As the amount of cyber security technology vendors in the market continues to grow, we have seen an enormous amount of valuable tech emerging to aide in detecting security threats. These technologies continue to produce more and more data that needs to be logged, normalized, and retained in order to make it useful. Even as organizations begin to think about how to start leveraging machine learning concepts or SOAR platforms for automation, they struggle to capitalize on their return on investment with all of these technologies because, in most cases, they have not created and defined a logging strategy that makes it easy to use the data that is produced from the technology they purchase.

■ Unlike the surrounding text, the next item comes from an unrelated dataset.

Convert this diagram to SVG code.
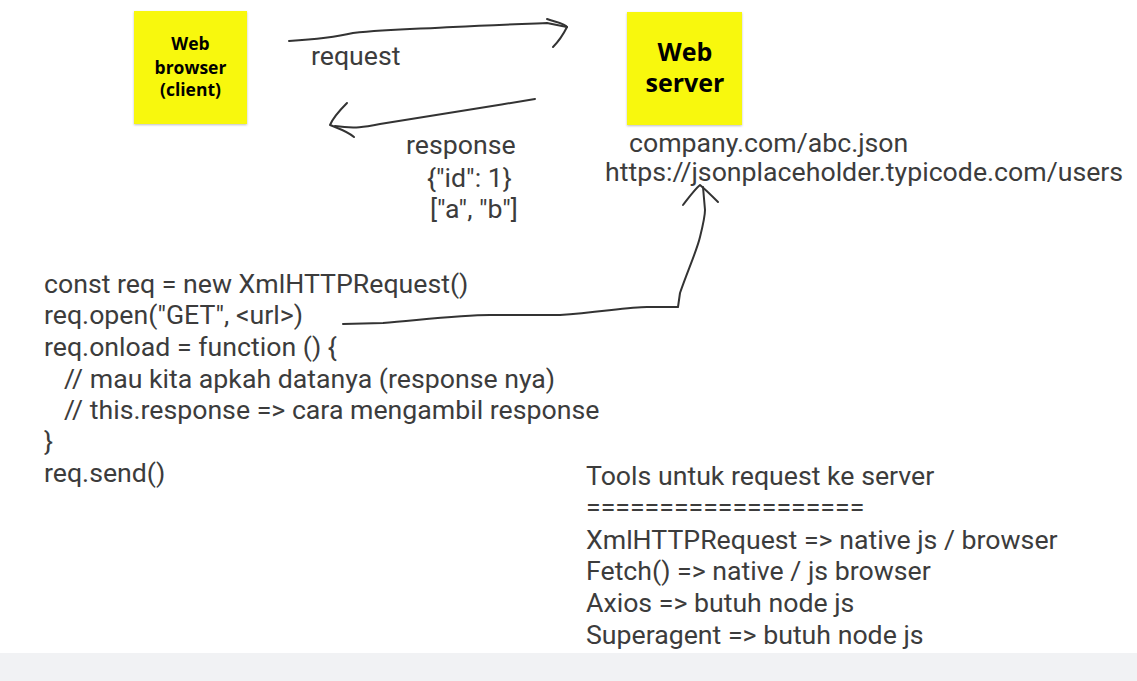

Data becomes a lot more useful when it is structured, tagged, normalized, parsed, and follows a consistent data model. Being able to detect security threats isn't about buying every product on the market, sending all of those logs to a logging platform and thinking that these can just be easily used to detect a threat. A very critical component to being able to build an effective threat detection program is ensuring that all of that data is useable.
Only once data is structured and normalized are you then able to use those data sets to begin building advanced detection content across multiple data domains. Having the ability to be able to detect threat scenarios across multiple data domains, instead of just being able to detect multiple indicators of a threat within one data domain is a huge advantage. This improves the quality of the detection, hence lowers the rate of false positives, and can get you to a high enough efficacy that allows you to be able to properly use SOAR systems to automate the mitigation of threat scenarios. The only way for this to be possible is to have good practices when it comes to logging.
It is amazing to see how many companies continue to spend millions of dollars on security tools; however, aren't necessarily always improving their ability to detect or mitigate security threats. This is because often times we forget about the basics needed for that data to become useful. The only way you can properly use data from all the threat technology tools you have deployed is if you follow a consistent process for how that data gets stored.
Data normalization is not sexy, it's not fun, and it's not always easy, that is why often times those efforts get thrown under the bus. But it is mandatory if you want to be serious about detecting actual threat scenarios, or even to begin using machine learning or automation concepts to help with detecting or mitigating threats.
Being able to detect cyber threats is not just about understanding the threat, the tactics, the techniques and the procedures. It's not just all about purchasing a bunch of technology that can identify suspicious activity on your network. It's all about ensuring that the data is useable. Having a program that ensures you have the proper logging patterns and models is an extremely underinvested area, which can end up having major impacts to your ability to be effective in mitigating the risk of a cyber attack if not properly addressed.